Dataset
════════

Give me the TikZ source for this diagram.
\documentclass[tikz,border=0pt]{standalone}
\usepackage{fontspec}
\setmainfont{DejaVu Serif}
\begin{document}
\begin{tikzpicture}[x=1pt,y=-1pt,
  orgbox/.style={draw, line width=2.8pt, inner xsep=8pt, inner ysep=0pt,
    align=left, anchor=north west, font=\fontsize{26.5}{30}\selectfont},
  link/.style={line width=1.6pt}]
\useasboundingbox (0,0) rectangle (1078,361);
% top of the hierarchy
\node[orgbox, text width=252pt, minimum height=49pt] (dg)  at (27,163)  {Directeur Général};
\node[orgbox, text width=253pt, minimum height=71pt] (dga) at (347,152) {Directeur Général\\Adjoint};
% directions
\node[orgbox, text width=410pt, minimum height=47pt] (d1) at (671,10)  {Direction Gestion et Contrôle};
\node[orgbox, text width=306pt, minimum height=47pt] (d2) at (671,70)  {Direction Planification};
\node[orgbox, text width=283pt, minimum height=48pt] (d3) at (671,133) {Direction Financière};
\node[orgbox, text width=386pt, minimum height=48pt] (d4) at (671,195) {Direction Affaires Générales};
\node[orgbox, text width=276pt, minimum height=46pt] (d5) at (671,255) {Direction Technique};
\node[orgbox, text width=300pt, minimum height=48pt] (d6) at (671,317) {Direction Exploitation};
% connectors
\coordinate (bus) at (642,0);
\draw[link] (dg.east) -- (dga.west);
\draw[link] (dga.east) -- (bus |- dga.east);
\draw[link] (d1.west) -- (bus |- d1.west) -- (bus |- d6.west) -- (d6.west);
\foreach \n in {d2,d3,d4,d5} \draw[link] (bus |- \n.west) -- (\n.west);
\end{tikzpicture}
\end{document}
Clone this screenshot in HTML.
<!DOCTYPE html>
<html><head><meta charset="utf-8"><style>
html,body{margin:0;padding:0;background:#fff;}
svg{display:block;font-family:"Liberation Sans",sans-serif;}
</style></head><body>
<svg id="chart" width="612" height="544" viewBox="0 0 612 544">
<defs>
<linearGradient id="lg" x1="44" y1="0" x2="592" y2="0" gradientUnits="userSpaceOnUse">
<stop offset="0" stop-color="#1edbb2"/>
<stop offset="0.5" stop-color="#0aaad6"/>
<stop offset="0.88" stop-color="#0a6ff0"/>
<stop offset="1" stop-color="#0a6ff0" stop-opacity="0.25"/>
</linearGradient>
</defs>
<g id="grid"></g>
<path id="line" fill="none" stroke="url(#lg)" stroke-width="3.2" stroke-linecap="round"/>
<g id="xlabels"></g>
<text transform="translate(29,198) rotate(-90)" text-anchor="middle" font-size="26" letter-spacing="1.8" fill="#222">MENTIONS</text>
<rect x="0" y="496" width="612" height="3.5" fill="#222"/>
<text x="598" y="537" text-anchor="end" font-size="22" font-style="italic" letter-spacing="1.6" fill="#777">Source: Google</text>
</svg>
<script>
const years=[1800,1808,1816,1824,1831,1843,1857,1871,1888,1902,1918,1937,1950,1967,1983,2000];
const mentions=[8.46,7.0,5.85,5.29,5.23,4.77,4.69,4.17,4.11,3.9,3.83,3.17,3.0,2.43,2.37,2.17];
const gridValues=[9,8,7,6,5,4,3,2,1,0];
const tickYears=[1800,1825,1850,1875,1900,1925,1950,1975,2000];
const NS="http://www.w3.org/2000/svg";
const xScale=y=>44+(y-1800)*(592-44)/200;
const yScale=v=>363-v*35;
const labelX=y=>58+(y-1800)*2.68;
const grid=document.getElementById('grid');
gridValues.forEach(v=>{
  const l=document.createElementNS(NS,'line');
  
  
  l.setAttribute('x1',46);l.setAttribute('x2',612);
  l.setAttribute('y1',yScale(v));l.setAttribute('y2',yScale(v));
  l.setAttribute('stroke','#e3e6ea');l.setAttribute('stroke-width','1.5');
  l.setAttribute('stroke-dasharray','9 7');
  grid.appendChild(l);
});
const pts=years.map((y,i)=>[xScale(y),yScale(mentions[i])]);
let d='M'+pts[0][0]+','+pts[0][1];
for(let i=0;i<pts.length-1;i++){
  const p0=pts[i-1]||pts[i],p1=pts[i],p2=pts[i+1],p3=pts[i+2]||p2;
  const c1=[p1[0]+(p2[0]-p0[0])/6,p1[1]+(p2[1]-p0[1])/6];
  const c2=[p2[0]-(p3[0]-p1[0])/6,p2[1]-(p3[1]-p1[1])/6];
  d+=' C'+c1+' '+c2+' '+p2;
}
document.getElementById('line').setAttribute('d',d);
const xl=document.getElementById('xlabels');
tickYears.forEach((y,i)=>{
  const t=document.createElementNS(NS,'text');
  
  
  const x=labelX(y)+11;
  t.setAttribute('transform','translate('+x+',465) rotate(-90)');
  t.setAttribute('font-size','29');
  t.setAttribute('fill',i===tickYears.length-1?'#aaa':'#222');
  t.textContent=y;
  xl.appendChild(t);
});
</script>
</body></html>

════════

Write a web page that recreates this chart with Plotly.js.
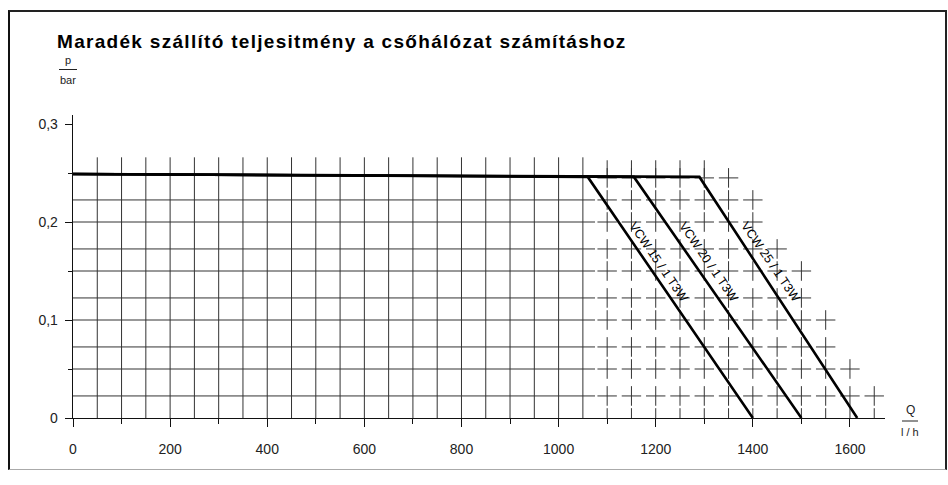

════════

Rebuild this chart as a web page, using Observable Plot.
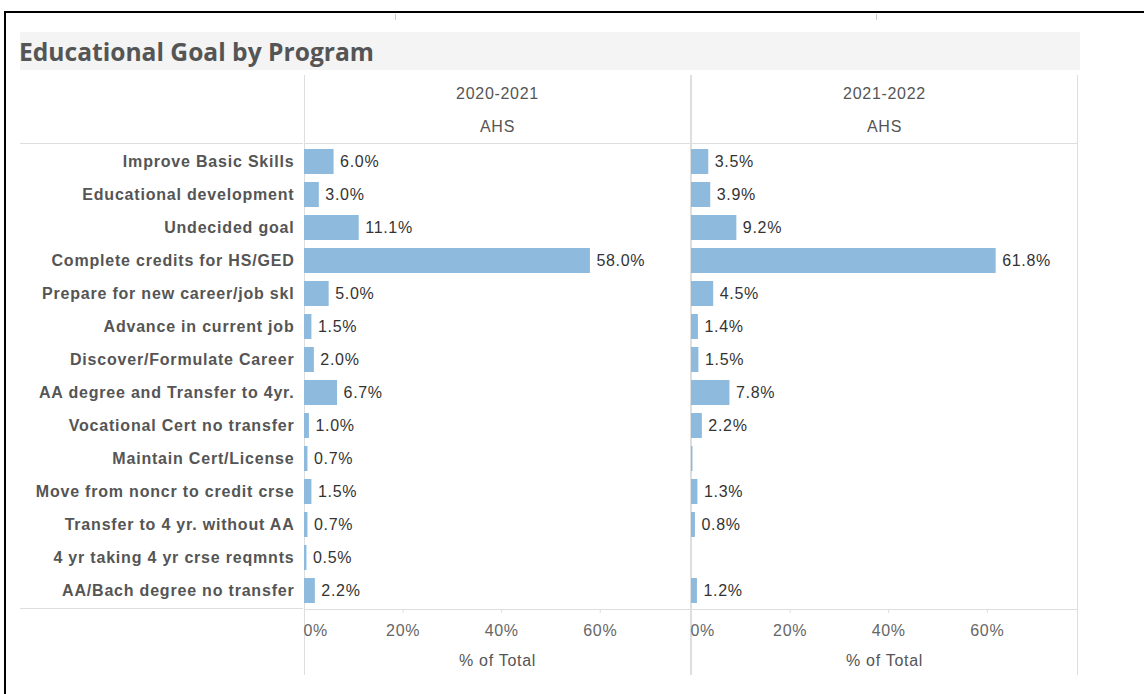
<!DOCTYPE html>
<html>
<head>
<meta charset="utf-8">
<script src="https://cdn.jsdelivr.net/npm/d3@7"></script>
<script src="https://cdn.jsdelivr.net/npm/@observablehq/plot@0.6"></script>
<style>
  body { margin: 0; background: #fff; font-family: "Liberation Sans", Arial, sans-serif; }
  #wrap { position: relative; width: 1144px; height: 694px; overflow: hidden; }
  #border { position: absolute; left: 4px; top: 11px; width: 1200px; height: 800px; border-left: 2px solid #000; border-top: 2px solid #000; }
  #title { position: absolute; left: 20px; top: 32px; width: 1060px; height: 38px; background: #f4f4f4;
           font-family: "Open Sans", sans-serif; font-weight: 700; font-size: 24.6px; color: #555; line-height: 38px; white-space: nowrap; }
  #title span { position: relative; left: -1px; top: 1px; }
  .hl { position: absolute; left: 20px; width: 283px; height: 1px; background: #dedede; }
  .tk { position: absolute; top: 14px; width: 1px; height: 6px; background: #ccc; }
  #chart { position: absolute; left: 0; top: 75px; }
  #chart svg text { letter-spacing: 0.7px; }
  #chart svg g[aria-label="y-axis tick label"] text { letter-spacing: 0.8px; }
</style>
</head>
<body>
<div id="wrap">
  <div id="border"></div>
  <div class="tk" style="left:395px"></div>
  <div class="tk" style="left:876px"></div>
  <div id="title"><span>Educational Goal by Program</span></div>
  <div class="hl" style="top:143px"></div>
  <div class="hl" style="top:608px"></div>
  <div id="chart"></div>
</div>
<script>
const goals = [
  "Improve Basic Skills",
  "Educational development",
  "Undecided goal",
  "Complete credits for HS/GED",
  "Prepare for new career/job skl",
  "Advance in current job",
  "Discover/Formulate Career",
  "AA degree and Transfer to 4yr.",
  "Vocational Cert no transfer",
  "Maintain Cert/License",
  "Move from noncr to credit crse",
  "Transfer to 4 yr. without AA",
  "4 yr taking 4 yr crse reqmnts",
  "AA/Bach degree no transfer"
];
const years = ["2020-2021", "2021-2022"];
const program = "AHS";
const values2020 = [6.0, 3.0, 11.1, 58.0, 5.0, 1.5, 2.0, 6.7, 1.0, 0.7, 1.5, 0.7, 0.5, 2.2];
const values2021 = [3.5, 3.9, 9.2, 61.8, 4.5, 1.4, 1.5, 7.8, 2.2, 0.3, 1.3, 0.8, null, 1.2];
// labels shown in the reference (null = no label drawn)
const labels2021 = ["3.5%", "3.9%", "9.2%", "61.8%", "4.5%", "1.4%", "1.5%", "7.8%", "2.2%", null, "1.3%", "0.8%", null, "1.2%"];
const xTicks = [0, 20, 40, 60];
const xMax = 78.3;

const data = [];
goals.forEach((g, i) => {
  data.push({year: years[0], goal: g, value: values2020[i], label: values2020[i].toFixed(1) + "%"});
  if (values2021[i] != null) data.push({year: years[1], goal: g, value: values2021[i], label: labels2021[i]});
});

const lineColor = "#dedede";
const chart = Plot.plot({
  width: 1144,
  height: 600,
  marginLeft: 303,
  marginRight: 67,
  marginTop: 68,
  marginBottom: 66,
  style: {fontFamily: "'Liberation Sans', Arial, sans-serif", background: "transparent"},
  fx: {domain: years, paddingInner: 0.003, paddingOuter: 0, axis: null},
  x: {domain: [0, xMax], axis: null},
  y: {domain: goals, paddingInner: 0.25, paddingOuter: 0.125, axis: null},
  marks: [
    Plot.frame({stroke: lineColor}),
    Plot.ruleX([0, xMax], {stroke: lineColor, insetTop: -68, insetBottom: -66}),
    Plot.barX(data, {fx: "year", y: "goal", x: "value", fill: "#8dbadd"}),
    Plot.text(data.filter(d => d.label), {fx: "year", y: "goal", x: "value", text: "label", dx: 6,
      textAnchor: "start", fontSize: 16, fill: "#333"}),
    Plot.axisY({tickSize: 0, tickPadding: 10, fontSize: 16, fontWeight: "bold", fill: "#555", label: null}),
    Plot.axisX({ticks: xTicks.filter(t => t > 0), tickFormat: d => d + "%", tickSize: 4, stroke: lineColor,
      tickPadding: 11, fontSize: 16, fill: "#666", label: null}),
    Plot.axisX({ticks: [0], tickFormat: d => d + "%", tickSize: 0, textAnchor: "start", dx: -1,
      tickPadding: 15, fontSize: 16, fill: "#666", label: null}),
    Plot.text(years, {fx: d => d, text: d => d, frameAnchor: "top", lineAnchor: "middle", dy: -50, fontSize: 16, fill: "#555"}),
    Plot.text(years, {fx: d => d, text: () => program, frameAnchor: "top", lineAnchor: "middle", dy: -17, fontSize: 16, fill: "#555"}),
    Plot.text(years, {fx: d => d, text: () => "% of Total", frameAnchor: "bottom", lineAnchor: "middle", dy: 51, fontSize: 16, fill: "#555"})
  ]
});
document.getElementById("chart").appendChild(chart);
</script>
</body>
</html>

════════

What the task asks
Copy each line above containing the string "chart".

Result of this exercise
<svg id="chart" width="612" height="544" viewBox="0 0 612 544">
Write a web page that recreates this chart with Plotly.js.
Rebuild this chart as a web page, using Observable Plot.
  #chart { position: absolute; left: 0; top: 75px; }
  #chart svg text { letter-spacing: 0.7px; }
  #chart svg g[aria-label="y-axis tick label"] text { letter-spacing: 0.8px; }
  <div id="chart"></div>
const chart = Plot.plot({
document.getElementById("chart").appendChild(chart);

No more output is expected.